**** MATERIAL ****

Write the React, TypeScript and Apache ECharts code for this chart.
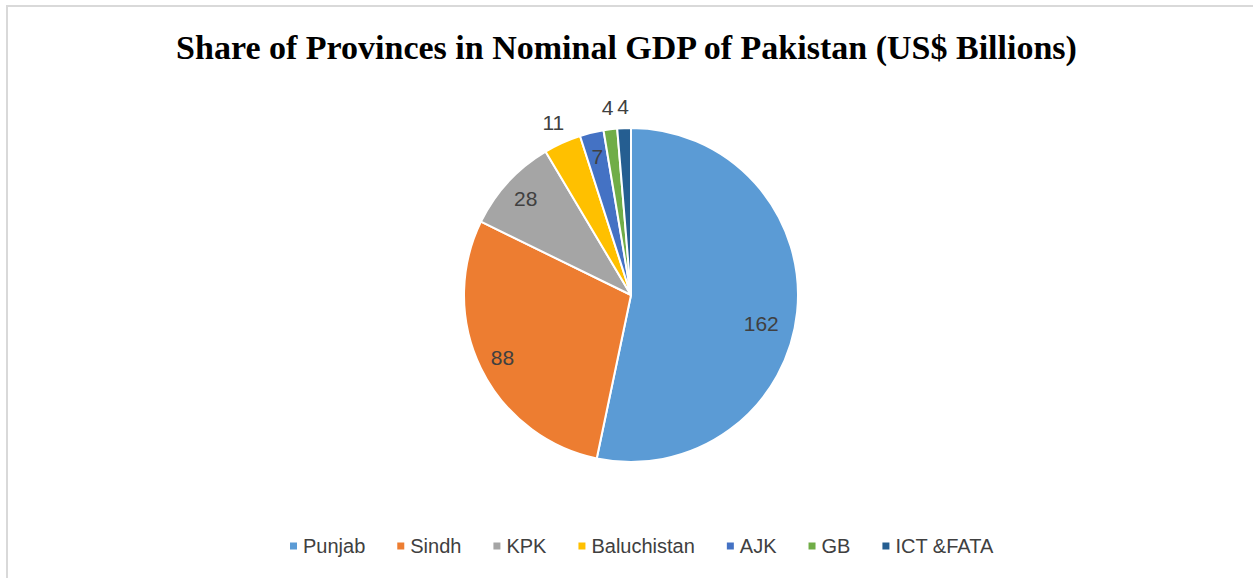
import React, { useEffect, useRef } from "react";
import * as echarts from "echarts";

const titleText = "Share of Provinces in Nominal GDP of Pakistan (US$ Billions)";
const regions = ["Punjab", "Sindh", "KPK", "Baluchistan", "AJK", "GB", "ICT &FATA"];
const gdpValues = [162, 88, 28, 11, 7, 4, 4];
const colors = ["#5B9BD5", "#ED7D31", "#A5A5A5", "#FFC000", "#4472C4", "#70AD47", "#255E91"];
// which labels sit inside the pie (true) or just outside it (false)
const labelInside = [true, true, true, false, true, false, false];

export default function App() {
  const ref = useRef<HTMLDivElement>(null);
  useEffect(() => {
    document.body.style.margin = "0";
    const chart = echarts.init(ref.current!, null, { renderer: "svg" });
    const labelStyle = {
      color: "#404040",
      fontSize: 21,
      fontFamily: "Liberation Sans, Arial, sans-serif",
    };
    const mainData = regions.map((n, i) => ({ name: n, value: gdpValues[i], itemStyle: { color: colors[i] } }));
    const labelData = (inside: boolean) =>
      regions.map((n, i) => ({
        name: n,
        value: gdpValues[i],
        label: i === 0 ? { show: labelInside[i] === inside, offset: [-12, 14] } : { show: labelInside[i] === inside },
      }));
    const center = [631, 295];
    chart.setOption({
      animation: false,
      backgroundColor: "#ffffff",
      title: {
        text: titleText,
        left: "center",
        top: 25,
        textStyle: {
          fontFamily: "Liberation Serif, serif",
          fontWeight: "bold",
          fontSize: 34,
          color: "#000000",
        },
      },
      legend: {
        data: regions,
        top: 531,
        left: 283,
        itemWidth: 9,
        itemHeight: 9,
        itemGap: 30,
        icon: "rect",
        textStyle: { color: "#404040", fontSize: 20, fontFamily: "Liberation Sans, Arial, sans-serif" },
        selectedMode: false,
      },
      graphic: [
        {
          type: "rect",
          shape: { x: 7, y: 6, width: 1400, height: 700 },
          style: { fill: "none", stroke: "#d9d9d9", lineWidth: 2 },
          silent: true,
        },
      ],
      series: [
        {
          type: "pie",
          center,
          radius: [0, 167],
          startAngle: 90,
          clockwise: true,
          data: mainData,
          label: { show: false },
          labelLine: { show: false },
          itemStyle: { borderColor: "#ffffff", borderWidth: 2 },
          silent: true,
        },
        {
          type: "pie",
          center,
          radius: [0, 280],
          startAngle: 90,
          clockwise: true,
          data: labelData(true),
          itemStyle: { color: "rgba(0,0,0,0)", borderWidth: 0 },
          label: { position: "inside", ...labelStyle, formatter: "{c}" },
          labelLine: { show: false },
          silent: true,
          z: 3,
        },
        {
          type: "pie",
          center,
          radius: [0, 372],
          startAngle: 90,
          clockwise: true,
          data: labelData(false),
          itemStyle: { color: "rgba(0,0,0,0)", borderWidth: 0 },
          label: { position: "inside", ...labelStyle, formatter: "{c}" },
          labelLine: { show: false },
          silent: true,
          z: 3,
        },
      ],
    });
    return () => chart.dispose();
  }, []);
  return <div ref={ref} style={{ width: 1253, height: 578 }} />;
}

****

Copy nothing but the lines from the first one in the listing through the line with "true, false, false];", and omit the pictures.

- **SOLUTION**
Write the React, TypeScript and Apache ECharts code for this chart.
import React, { useEffect, useRef } from "react";
import * as echarts from "echarts";

const titleText = "Share of Provinces in Nominal GDP of Pakistan (US$ Billions)";
const regions = ["Punjab", "Sindh", "KPK", "Baluchistan", "AJK", "GB", "ICT &FATA"];
const gdpValues = [162, 88, 28, 11, 7, 4, 4];
const colors = ["#5B9BD5", "#ED7D31", "#A5A5A5", "#FFC000", "#4472C4", "#70AD47", "#255E91"];
// which labels sit inside the pie (true) or just outside it (false)
const labelInside = [true, true, true, false, true, false, false];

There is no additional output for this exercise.